Nach neoliberalem Verständnis ist materieller Wohlstand der Schlüssel zu einem guten Leben. Dieser Wohlstand ist gesellschaftlich anerkannt und kann auch gezeigt werden. Viele Menschen orientieren sich daran und es entsteht ein endloser Kreislauf: Materielle Werte anhäufen und vermehren, dann ist man ein wertvolles Mitglied der Gesellschaft. Nicht-materielle Werte treten in den Hintergrund und werden oft als Versagen dargestellt. Wer nach außen nichts vorweisen kann, hat es nicht geschafft. Dabei wird allzu leicht vergessen, dass nicht alle Menschen die gleichen Zugangschancen haben. Allzu leicht wird darauf verwiesen, dass mit persönlicher Anstrengung alle Ziele erreicht werden können. Nicht alle Menschen haben die gleichen Voraussetzungen und Ressourcen. Darauf wollen wir in diesem Jahr besonders hinweisen und diesen Aspekt unserer Gesellschaft in der Arbeit in den Ortsgruppen beleuchten. Jeder Mensch ist wertvoll und gerade wir als Mitglieder des KVW wollen uns für alle Mitbürgerinnen und Mitbürger gleichermaßen einsetzen.

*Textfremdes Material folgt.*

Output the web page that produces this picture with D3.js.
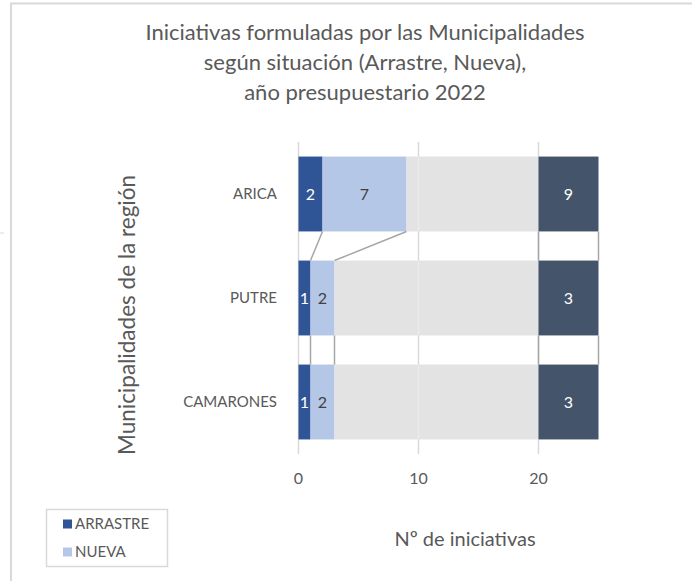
<!DOCTYPE html>
<html>
<head>
<meta charset="utf-8">
<script src="https://cdn.jsdelivr.net/npm/d3@7"></script>
<style>
  body { margin: 0; background: #fff; }
  text { font-family: Lato, "Open Sans", sans-serif; fill: #595959; }
</style>
</head>
<body>
<div id="chart"></div>
<script>
var width = 692,
    height = 581;

// datos
var municipios = ["ARICA", "PUTRE", "CAMARONES"];
var arrastre = [2, 1, 1];
var nueva = [7, 2, 2];
var relleno = [11, 17, 17];     // serie auxiliar gris hasta 20
var bloqueTotal = [5, 5, 5];    // bloque oscuro con el total
var totales = [9, 3, 3];
var xTicks = [0, 10, 20];
var series = ["ARRASTRE", "NUEVA", "RELLENO", "TOTAL"];
var colores = ["#2F5597", "#B4C7E7", "#E3E3E3", "#44546A"];
var leyenda = ["ARRASTRE", "NUEVA"];

var tabla = municipios.map(function(m, i) {
  return { municipio: m, ARRASTRE: arrastre[i], NUEVA: nueva[i],
           RELLENO: relleno[i], TOTAL: bloqueTotal[i], total: totales[i] };
});

var stacked = d3.stack().keys(series)(tabla);

var x = d3.scaleLinear()
    .domain([0, 25])
    .range([298.5, 598.5]);

var y = d3.scaleBand()
    .domain(municipios)
    .range([142, 454])
    .paddingInner(0.28)
    .paddingOuter(0.14);

var color = d3.scaleOrdinal().domain(series).range(colores);

var svg = d3.select("#chart").append("svg")
    .attr("width", width)
    .attr("height", height);

// marco del gráfico
svg.append("line").attr("x1", 10).attr("x2", width).attr("y1", 3.5).attr("y2", 3.5)
    .attr("stroke", "#D9D9D9").attr("stroke-width", 2);
svg.append("line").attr("x1", 11).attr("x2", 11).attr("y1", 3).attr("y2", height)
    .attr("stroke", "#D9D9D9").attr("stroke-width", 2);
svg.append("line").attr("x1", 0).attr("x2", 4).attr("y1", 233).attr("y2", 233)
    .attr("stroke", "#D9D9D9").attr("stroke-width", 1);

// título
var titulo = ["Iniciativas formuladas por las Municipalidades",
              "según situación (Arrastre, Nueva),",
              "año presupuestario 2022"];
svg.append("text")
    .attr("x", 365)
    .attr("y", 40)
    .attr("text-anchor", "middle")
    .style("font-size", "22px")
  .selectAll("tspan")
  .data(titulo)
  .enter().append("tspan")
    .attr("x", 365)
    .attr("dy", function(d, i) { return i ? 30 : 0; })
    .text(function(d) { return d; });

// rejilla
svg.append("g")
  .selectAll("line")
  .data(xTicks)
  .enter().append("line")
    .attr("x1", function(d) { return x(d); })
    .attr("x2", function(d) { return x(d); })
    .attr("y1", y.range()[0])
    .attr("y2", y.range()[1])
    .attr("stroke", "#D9D9D9")
    .attr("stroke-width", 1.5);

// barras
var capas = svg.append("g")
  .selectAll("g")
  .data(stacked)
  .enter().append("g")
    .attr("fill", function(d) { return color(d.key); });

capas.selectAll("rect")
  .data(function(d) { return d; })
  .enter().append("rect")
    .attr("x", function(d) { return x(d[0]); })
    .attr("y", function(d) { return y(d.data.municipio); })
    .attr("width", function(d) { return x(d[1]) - x(d[0]); })
    .attr("height", y.bandwidth());

// línea de la rejilla en 10 se ve clara sobre el gris
svg.append("g")
  .selectAll("line")
  .data(municipios)
  .enter().append("line")
    .attr("x1", x(10)).attr("x2", x(10))
    .attr("y1", function(d) { return y(d); })
    .attr("y2", function(d) { return y(d) + y.bandwidth(); })
    .attr("stroke", "#EBEBEB")
    .attr("stroke-width", 1.5);

// líneas de series
var enlaces = [];
stacked.forEach(function(s) {
  for (var i = 0; i < s.length - 1; i++) {
    enlaces.push({ a: s[i][1], b: s[i + 1][1],
                   ya: y(municipios[i]) + y.bandwidth(), yb: y(municipios[i + 1]) });
  }
});
svg.append("g")
  .selectAll("line")
  .data(enlaces)
  .enter().append("line")
    .attr("x1", function(d) { return x(d.a); })
    .attr("x2", function(d) { return x(d.b); })
    .attr("y1", function(d) { return d.ya; })
    .attr("y2", function(d) { return d.yb; })
    .attr("stroke", "#A6A6A6")
    .attr("stroke-width", 1.5);

// etiquetas de datos
var etiquetas = [];
stacked.forEach(function(s) {
  if (s.key == "RELLENO") return;
  s.forEach(function(d) {
    etiquetas.push({ key: s.key, x0: d[0], x1: d[1], m: d.data.municipio,
                     v: s.key == "TOTAL" ? d.data.total : d.data[s.key] });
  });
});
svg.append("g")
  .selectAll("text")
  .data(etiquetas)
  .enter().append("text")
    .attr("x", function(d) { return (x(d.x0) + x(d.x1)) / 2; })
    .attr("y", function(d) { return y(d.m) + y.bandwidth() / 2; })
    .attr("dy", "0.35em")
    .attr("text-anchor", "middle")
    .style("font-size", "16px")
    .style("fill", function(d) { return d.key == "NUEVA" ? "#404040" : "#fff"; })
    .text(function(d) { return d.v; });

// eje y: categorías
svg.append("g")
  .selectAll("text")
  .data(municipios)
  .enter().append("text")
    .attr("x", 277)
    .attr("y", function(d) { return y(d) + y.bandwidth() / 2; })
    .attr("dy", "0.35em")
    .attr("text-anchor", "end")
    .style("font-size", "15px")
    .text(function(d) { return d; });

// eje x: marcas
svg.append("g")
  .selectAll("text")
  .data(xTicks)
  .enter().append("text")
    .attr("x", function(d) { return x(d); })
    .attr("y", 478)
    .attr("dy", "0.35em")
    .attr("text-anchor", "middle")
    .style("font-size", "16px")
    .text(function(d) { return d; });

// títulos de ejes
svg.append("text")
    .attr("transform", "translate(127,315) rotate(-90)")
    .attr("dy", "0.35em")
    .attr("text-anchor", "middle")
    .style("font-size", "22.5px")
    .text("Municipalidades de la región");

svg.append("text")
    .attr("x", 465)
    .attr("y", 539)
    .attr("dy", "0.35em")
    .attr("text-anchor", "middle")
    .style("font-size", "20px")
    .text("Nº de iniciativas");

// leyenda
var ley = svg.append("g");
ley.append("rect")
    .attr("x", 46.5).attr("y", 509.5)
    .attr("width", 121).attr("height", 57)
    .attr("fill", "#fff")
    .attr("stroke", "#D9D9D9")
    .attr("stroke-width", 1.5);

var item = ley.selectAll("g")
  .data(leyenda)
  .enter().append("g")
    .attr("transform", function(d, i) { return "translate(63," + (524 + i * 28) + ")"; });

item.append("rect")
    .attr("y", -4.5)
    .attr("width", 9).attr("height", 9)
    .attr("fill", function(d) { return color(d); });

item.append("text")
    .attr("x", 12)
    .attr("dy", "0.35em")
    .style("font-size", "15px")
    .text(function(d) { return d; });
</script>
</body>
</html>
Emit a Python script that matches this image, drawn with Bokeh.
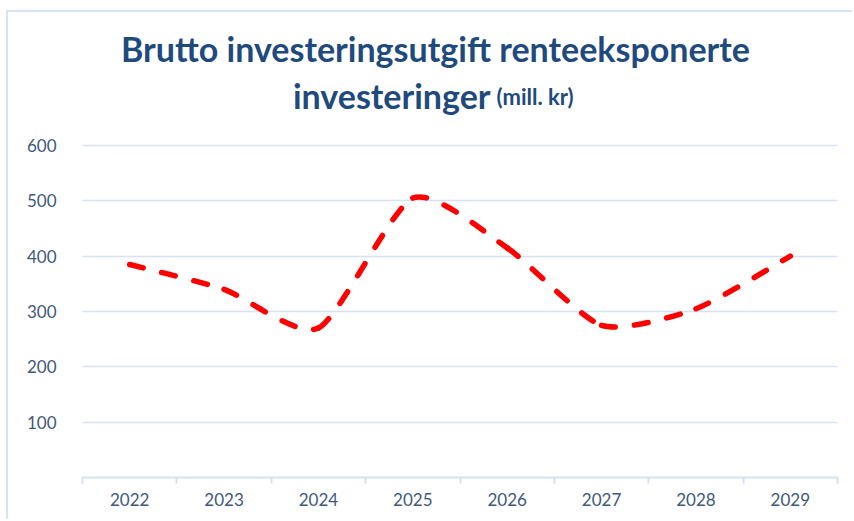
from bokeh.plotting import figure
from bokeh.models import FixedTicker, Label, Range1d
from bokeh.embed import file_html
from bokeh.resources import INLINE

# ---- data ----
years = ["2022", "2023", "2024", "2025", "2026", "2027", "2028", "2029"]
values = [385, 340, 270, 505, 415, 275, 305, 400]
y_ticks = [100, 200, 300, 400, 500, 600]

title_line1 = "Brutto investeringsutgift renteeksponerte"
title_line2 = "investeringer"
title_unit = "(mill. kr)"

FONT = "Lato"
TEXT_COLOR = "#40587C"
TITLE_COLOR = "#1F4A7E"
GRID_COLOR = "#D6E2F3"
BORDER_COLOR = "#D6E3F4"

xpos = list(range(len(years)))
n = len(xpos)

# layout (canvas pixels): canvas placed at page (8, 12) by the CSS frame
W, H = 846, 509
FL, FR, FB = 74, 829, 465          # frame left / right / bottom
PX_PER_UNIT = 332 / 600            # 600 gridline sits 332px above the axis
Y_TOP = FB / PX_PER_UNIT           # frame extends to the canvas top (title area)

p = figure(width=W, height=H, output_backend="svg", toolbar_location=None,
           x_range=Range1d(-0.5, n - 0.5), y_range=Range1d(0, Y_TOP),
           min_border_left=FL, min_border_right=W - FR, min_border_top=0,
           min_border_bottom=H - FB)
p.outline_line_color = None
p.background_fill_color = "white"
p.border_fill_color = "white"
p.styles = {"margin-left": "6px", "margin-top": "10px",
            "border-left": f"2px solid {BORDER_COLOR}",
            "border-top": f"2px solid {BORDER_COLOR}"}

# smoothed line (cubic Bezier segments through the data points)
T = 0.11

def pt(i):
    i = max(0, min(n - 1, i))
    return xpos[i], values[i]

bx0, by0, bx1, by1, cx0, cy0, cx1, cy1 = [], [], [], [], [], [], [], []
for i in range(n - 1):
    xa, ya = pt(i - 1)
    xb, yb = pt(i)
    xc, yc = pt(i + 1)
    xd, yd = pt(i + 2)
    bx0.append(xb); by0.append(yb)
    bx1.append(xc); by1.append(yc)
    cx0.append(xb + (xc - xa) * T); cy0.append(yb + (yc - ya) * T)
    cx1.append(xc - (xd - xb) * T); cy1.append(yc - (yd - yb) * T)

p.bezier(x0=bx0, y0=by0, x1=bx1, y1=by1, cx0=cx0, cy0=cy0, cx1=cx1, cy1=cy1,
         line_color="#FF0000", line_width=5.5, line_dash="14 19", line_cap="round")

# grid
p.xgrid.visible = False
p.ygrid.ticker = FixedTicker(ticks=y_ticks)
p.ygrid.grid_line_color = GRID_COLOR
p.ygrid.grid_line_width = 1.5

# y axis
p.yaxis.ticker = FixedTicker(ticks=y_ticks)
p.yaxis.axis_line_color = None
p.yaxis.major_tick_line_color = None
p.yaxis.minor_tick_line_color = None
p.yaxis.major_label_standoff = 20
p.yaxis.major_label_text_font = FONT
p.yaxis.major_label_text_font_size = "17px"
p.yaxis.major_label_text_color = TEXT_COLOR

# x axis
p.xaxis.ticker = FixedTicker(ticks=xpos, minor_ticks=[i - 0.5 for i in range(n + 1)])
p.xaxis.major_label_overrides = {i: y for i, y in zip(xpos, years)}
p.xaxis.axis_line_color = GRID_COLOR
p.xaxis.axis_line_width = 2
p.xaxis.major_tick_line_color = None
p.xaxis.major_tick_out = 0
p.xaxis.major_tick_in = 0
p.xaxis.minor_tick_line_color = GRID_COLOR
p.xaxis.minor_tick_line_width = 2
p.xaxis.minor_tick_out = 6
p.xaxis.minor_tick_in = 0
p.xaxis.major_label_standoff = 9
p.xaxis.major_label_text_font = FONT
p.xaxis.major_label_text_font_size = "17px"
p.xaxis.major_label_text_color = TEXT_COLOR

# title (two lines, second line with smaller unit text); offsets from frame left/bottom
p.add_layout(Label(x=427 - FL, y=FB - 36, x_units="screen", y_units="screen",
                   text=title_line1, text_align="center", text_baseline="alphabetic",
                   text_font=FONT, text_font_style="bold", text_font_size="34px",
                   text_color=TITLE_COLOR))
p.add_layout(Label(x=482 - FL, y=FB - 83, x_units="screen", y_units="screen",
                   text=title_line2, text_align="right", text_baseline="alphabetic",
                   text_font=FONT, text_font_style="bold", text_font_size="34px",
                   text_color=TITLE_COLOR))
p.add_layout(Label(x=488 - FL, y=FB - 84, x_units="screen", y_units="screen",
                   text=title_unit, text_align="left", text_baseline="alphabetic",
                   text_font=FONT, text_font_style="bold", text_font_size="22px",
                   text_color=TITLE_COLOR))

open("out.html", "w").write(file_html(p, INLINE))
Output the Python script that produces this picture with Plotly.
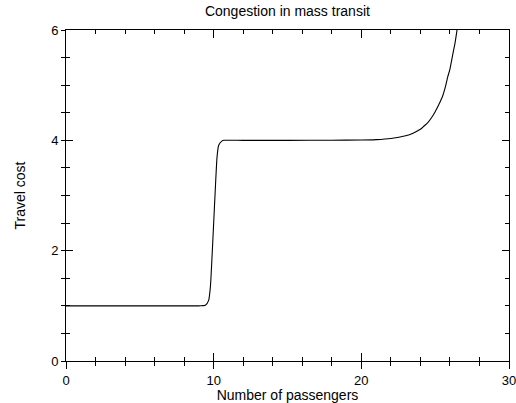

Neoliberale Lebensmodelle orientieren sich an meinem persönlichen Nutzen. Die Frage: „Welchen materiellen Vorteil habe ich davon?“ ist auch in unseren Reihen immer öfter zu hören. Die Frage nach einer Mitverantwortung für die Gemeinschaft, nach einer Orientierung am Gemeinwohl tritt dabei oft in den Hintergrund. Umso wichtiger ist es, dass wir als Sozialverband korrigierend eingreifen und deutlich machen, dass freiwilliger Einsatz für die Gemeinschaft auch Teil eines guten Lebens sein kann.
In diesem Sinne soll unser Jahresthema sensibilisieren und zum Nachdenken anregen. Der Einsatz für Solidarität, Subsidiarität und Gemeinwohl ist eine wichtige Voraussetzung dafür, dass wir auch in Zukunft "Ein gutes Leben für alle“ ermöglichen können. Wenn alle unsere Ehrenamtlichen und Mitglieder sich dessen bewusst werden und offene Ohren und Augen für die Nöte ihrer Mitmenschen haben, dann hat unser Jahresthema ein wichtiges Ziel erreicht. Es wäre ein großer Schritt in Richtung Menschlichkeit. Diese Mitmenschlichkeit ist uns allen gegeben, wir müssen sie nicht erst lernen: Empathie für den Mitmenschen haben wir in uns, wir müssen sie nur zulassen.